TASK INSTRUCTIONS -> Bring together all lines of the material below that contain the string "Output".

════════════════════

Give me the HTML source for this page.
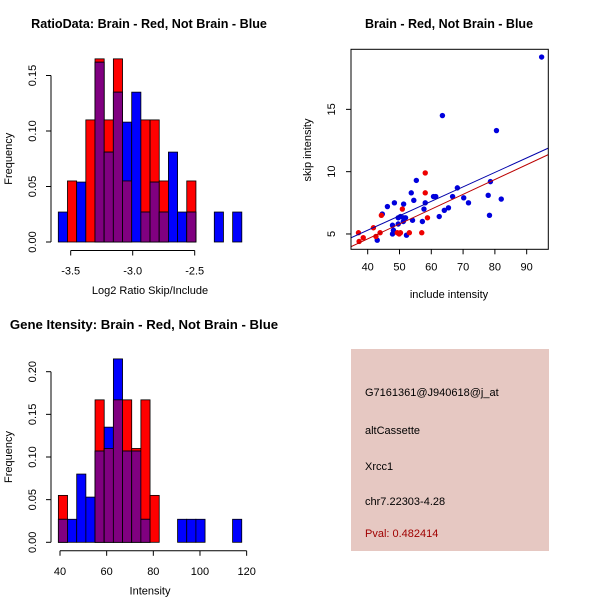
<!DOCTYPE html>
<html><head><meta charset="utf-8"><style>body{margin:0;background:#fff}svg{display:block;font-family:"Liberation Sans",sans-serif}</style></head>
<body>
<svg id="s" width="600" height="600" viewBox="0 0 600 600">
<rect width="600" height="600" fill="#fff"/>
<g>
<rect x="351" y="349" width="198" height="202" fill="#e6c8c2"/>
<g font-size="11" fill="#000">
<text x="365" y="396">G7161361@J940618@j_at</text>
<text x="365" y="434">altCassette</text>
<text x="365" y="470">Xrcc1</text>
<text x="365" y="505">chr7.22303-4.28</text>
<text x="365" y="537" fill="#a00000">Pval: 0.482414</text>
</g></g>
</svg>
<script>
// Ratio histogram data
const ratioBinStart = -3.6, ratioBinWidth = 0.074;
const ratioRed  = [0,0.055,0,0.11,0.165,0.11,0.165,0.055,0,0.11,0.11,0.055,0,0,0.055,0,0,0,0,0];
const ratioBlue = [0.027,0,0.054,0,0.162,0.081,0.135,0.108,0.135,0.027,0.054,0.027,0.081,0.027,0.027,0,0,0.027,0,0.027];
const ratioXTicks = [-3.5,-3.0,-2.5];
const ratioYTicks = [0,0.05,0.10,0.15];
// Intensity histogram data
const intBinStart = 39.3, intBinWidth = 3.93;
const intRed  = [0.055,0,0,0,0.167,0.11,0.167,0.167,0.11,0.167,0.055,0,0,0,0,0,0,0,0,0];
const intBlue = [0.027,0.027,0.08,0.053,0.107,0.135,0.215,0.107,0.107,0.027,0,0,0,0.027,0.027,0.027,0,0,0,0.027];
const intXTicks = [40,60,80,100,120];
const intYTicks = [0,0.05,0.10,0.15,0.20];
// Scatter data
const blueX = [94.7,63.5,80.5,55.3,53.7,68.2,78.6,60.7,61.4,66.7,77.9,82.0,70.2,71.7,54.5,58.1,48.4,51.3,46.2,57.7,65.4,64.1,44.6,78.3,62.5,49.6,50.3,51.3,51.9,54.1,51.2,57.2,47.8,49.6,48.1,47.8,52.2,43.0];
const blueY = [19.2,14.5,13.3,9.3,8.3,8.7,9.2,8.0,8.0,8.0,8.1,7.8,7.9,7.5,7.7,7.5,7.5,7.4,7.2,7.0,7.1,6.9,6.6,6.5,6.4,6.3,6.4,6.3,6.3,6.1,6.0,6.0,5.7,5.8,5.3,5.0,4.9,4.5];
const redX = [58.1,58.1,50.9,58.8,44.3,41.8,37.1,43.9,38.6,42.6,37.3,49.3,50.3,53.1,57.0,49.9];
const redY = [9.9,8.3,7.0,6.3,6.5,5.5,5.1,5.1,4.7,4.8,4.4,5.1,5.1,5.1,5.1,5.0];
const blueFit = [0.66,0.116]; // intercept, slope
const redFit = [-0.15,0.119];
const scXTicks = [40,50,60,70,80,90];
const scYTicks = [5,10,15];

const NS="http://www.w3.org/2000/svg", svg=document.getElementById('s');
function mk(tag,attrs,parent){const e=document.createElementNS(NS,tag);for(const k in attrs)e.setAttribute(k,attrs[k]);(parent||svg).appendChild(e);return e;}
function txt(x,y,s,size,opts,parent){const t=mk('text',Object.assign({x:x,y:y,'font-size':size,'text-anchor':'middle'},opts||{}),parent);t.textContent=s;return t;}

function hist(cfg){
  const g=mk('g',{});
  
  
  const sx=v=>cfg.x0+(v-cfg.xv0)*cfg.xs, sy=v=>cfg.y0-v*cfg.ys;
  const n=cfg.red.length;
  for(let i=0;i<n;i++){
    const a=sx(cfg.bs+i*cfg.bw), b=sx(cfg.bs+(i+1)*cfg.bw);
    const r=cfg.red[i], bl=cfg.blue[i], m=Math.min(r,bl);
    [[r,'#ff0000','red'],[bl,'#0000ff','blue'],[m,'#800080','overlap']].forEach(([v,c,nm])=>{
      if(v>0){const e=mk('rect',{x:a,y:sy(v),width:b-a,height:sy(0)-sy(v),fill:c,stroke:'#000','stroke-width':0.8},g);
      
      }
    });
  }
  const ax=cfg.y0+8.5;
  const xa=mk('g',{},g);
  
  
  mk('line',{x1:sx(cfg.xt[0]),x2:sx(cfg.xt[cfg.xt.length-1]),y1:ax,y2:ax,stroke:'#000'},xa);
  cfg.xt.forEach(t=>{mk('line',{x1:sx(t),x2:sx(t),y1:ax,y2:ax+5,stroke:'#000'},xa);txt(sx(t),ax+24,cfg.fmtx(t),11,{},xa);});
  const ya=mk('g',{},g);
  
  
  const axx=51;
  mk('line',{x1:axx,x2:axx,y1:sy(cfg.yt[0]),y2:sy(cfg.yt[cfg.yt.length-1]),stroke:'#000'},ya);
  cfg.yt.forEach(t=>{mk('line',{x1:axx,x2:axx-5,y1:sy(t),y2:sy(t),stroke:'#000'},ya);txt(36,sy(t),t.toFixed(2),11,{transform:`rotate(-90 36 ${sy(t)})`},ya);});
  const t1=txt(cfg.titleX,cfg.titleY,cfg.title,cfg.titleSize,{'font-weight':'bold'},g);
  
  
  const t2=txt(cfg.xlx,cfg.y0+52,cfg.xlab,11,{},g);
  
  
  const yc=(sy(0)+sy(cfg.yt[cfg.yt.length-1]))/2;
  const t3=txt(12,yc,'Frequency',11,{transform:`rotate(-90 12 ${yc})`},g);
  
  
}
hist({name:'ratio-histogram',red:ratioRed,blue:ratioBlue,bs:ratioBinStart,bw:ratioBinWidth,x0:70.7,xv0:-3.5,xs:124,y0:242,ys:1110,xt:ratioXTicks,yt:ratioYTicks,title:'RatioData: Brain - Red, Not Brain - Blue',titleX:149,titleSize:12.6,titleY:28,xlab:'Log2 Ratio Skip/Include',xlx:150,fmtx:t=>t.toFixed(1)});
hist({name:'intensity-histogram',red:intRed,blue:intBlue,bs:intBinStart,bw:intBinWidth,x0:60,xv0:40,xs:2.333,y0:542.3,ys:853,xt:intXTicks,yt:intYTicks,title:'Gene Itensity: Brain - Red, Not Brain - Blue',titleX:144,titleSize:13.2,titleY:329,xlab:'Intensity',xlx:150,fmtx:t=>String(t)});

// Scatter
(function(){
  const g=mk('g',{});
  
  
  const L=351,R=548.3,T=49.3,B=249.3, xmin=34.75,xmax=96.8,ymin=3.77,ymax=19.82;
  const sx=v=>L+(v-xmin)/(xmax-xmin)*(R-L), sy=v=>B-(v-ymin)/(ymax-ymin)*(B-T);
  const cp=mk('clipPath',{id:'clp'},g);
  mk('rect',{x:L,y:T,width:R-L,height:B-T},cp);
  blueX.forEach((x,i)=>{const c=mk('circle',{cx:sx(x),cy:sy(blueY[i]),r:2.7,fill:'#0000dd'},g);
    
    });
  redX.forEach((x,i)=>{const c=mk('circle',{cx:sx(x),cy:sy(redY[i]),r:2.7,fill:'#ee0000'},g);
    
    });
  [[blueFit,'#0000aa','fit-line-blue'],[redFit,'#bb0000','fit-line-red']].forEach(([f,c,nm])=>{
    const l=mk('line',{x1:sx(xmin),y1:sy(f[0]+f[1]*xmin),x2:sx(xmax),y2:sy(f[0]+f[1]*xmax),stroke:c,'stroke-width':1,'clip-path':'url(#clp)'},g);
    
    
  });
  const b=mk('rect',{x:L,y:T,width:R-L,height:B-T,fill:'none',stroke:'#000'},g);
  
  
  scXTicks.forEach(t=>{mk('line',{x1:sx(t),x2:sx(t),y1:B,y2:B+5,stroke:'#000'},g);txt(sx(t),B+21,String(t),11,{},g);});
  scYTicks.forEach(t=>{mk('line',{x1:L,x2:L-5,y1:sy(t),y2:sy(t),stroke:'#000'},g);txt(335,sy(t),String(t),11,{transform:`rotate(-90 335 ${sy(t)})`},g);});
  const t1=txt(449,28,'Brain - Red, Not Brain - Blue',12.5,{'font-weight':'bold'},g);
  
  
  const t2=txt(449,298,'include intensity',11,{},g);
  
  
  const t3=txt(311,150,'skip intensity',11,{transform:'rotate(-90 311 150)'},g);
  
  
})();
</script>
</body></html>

════════════════════

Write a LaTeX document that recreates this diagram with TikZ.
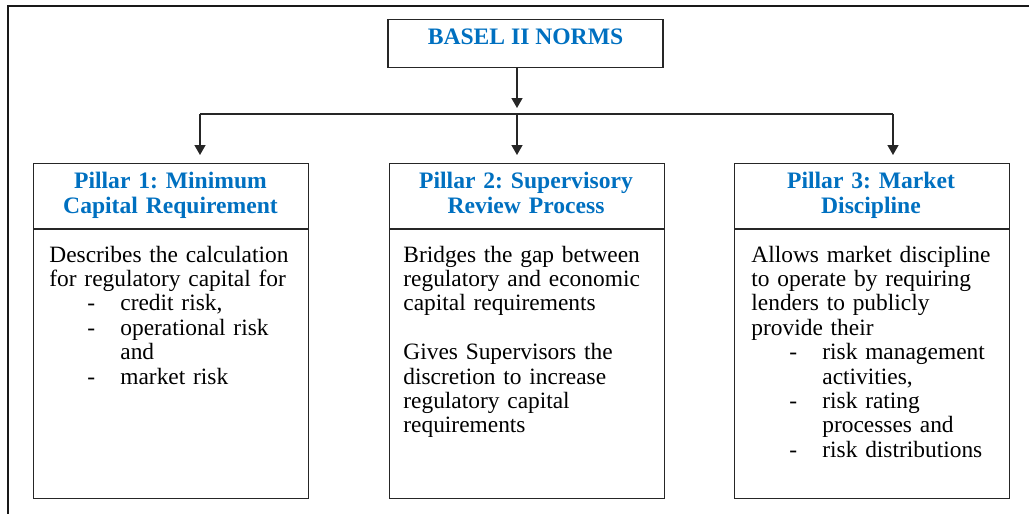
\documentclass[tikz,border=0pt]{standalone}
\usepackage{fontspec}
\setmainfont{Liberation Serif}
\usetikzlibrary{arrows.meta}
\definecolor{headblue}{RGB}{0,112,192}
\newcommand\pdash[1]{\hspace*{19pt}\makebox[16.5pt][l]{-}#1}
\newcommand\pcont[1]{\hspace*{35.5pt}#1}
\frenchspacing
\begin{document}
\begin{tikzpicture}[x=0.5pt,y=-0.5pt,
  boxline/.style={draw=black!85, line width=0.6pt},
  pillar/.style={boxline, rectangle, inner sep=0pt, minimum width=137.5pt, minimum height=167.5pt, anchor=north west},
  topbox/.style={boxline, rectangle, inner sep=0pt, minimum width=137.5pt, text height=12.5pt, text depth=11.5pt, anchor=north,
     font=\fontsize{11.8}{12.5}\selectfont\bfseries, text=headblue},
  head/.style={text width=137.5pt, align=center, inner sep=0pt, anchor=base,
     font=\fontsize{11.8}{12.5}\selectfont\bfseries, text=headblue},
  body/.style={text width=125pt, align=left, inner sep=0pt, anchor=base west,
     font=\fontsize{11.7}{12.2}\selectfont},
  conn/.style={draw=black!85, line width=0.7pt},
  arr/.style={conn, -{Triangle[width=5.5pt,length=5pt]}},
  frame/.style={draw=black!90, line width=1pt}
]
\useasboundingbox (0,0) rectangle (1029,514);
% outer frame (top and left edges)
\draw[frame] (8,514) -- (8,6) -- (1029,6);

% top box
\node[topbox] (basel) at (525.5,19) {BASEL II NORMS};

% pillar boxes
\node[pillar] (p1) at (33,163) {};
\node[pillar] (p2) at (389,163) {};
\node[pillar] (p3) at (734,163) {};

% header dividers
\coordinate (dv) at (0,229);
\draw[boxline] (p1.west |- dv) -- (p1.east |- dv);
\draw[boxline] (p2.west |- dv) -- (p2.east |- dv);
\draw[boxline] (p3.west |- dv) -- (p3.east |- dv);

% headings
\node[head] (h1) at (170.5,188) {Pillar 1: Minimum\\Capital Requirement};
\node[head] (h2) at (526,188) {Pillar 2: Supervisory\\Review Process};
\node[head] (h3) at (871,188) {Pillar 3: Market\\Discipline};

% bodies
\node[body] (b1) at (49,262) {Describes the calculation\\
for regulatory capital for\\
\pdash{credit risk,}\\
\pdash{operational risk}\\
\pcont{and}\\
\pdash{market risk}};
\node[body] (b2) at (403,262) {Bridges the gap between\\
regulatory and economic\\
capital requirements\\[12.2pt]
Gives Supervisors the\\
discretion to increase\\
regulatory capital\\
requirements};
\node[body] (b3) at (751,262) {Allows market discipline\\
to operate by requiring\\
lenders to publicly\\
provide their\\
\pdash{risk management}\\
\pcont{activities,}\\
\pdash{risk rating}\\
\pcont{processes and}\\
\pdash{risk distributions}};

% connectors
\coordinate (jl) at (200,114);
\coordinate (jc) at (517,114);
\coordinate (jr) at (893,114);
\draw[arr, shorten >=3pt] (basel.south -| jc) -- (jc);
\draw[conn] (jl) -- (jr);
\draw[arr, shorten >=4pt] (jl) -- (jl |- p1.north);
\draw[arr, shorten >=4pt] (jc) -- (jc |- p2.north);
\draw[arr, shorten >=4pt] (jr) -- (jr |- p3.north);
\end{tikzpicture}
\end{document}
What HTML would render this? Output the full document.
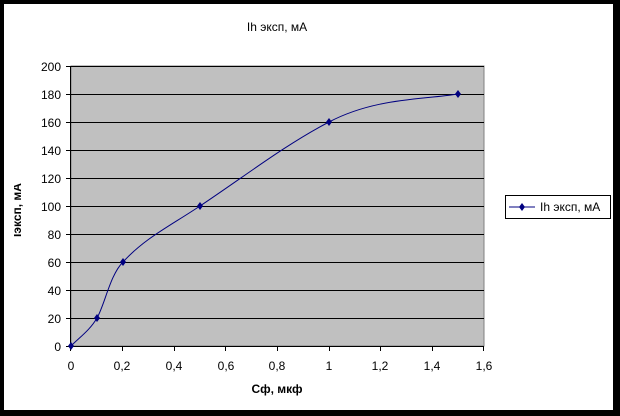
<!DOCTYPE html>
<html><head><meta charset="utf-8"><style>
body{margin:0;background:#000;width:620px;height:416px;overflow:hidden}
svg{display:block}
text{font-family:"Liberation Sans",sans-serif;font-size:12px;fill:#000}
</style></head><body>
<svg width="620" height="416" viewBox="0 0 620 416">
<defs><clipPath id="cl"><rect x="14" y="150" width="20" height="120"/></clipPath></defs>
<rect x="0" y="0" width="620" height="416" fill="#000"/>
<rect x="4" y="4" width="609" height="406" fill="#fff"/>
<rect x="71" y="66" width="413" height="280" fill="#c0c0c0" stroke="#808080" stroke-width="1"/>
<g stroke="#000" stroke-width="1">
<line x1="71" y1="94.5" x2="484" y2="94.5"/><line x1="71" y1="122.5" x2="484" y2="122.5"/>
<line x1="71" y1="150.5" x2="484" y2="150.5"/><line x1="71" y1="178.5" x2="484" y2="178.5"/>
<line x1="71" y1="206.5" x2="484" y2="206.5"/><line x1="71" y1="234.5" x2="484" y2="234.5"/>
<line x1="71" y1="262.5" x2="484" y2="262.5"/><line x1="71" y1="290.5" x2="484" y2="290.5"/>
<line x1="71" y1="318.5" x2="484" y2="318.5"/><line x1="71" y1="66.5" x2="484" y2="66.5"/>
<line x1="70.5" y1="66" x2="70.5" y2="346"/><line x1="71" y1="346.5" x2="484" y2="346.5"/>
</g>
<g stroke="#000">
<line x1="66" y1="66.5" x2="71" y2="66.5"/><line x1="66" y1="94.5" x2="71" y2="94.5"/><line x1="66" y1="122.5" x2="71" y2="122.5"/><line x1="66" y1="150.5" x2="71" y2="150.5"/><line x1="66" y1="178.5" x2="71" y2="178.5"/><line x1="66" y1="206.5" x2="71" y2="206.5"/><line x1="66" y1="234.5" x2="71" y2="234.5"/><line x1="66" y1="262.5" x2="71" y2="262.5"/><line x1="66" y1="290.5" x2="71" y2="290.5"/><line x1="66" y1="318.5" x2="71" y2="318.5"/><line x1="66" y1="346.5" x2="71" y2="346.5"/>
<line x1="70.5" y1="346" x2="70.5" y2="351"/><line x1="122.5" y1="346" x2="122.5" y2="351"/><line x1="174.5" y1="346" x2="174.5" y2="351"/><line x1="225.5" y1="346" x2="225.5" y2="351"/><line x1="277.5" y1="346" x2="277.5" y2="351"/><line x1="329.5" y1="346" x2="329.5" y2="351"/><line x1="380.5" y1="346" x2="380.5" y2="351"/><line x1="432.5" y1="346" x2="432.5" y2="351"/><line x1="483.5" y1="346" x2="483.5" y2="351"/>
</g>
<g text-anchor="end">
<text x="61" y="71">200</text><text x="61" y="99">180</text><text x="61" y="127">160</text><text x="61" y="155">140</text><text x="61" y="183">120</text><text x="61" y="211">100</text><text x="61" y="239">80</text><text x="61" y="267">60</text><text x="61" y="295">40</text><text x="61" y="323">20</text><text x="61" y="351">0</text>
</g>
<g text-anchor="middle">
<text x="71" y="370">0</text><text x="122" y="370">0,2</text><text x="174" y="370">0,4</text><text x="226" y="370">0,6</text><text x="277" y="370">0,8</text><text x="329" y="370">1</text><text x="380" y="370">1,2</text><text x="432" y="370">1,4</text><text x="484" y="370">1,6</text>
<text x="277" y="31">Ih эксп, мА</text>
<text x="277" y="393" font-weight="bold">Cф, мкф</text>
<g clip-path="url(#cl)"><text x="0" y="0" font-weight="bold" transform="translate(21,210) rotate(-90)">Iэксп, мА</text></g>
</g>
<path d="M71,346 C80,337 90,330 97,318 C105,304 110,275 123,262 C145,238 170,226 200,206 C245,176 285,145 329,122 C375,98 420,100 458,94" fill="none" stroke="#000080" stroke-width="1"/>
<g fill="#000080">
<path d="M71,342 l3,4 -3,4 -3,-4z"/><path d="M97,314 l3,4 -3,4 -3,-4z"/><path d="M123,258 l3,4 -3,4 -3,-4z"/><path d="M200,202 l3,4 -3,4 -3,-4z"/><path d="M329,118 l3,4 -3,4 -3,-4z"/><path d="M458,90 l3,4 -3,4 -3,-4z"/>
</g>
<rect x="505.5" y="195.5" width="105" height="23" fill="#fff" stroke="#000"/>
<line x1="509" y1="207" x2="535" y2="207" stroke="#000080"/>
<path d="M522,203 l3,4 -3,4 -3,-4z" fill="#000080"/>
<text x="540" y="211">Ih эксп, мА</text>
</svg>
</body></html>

════════════════════

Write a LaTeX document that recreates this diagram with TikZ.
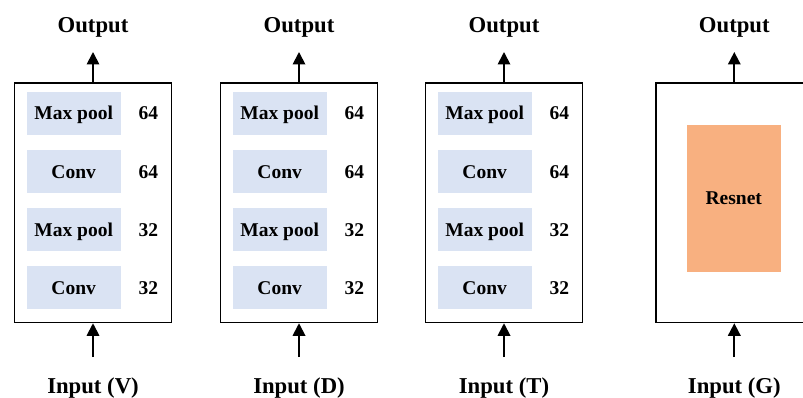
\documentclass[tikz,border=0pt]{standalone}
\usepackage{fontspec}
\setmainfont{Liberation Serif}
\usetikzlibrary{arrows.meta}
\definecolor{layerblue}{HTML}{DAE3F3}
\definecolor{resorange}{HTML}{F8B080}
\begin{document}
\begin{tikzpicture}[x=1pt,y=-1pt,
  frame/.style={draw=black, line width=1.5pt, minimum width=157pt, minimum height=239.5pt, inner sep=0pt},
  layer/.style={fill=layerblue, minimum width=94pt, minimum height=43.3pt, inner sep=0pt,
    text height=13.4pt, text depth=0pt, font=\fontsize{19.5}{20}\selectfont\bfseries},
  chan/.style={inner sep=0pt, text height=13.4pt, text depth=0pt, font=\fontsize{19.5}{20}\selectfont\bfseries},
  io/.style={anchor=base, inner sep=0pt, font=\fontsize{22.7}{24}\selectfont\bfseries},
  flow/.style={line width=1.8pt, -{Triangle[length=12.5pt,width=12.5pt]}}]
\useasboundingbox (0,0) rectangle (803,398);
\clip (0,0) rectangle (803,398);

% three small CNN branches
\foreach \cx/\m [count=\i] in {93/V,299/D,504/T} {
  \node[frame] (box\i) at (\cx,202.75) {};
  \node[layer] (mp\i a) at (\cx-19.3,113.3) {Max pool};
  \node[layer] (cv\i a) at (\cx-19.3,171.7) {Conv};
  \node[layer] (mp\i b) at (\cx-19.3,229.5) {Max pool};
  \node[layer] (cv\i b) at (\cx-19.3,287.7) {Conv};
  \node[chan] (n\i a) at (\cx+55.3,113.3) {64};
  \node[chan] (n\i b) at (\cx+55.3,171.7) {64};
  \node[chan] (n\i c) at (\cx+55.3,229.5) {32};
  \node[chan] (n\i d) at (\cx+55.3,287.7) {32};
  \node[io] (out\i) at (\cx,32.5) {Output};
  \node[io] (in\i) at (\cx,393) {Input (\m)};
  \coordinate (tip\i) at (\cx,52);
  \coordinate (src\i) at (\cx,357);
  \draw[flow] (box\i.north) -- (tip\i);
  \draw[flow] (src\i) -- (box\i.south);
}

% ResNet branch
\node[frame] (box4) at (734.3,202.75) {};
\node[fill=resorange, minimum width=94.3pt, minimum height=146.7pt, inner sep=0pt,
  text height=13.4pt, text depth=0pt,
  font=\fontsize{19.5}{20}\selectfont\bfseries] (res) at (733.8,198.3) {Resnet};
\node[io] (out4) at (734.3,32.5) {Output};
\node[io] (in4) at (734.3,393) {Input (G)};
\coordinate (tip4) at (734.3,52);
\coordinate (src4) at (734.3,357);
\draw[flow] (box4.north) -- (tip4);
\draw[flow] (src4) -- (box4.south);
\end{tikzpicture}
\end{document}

════════════════════

EXERCISE RESULT ->
What HTML would render this? Output the full document.
  \node[io] (out\i) at (\cx,32.5) {Output};
\node[io] (out4) at (734.3,32.5) {Output};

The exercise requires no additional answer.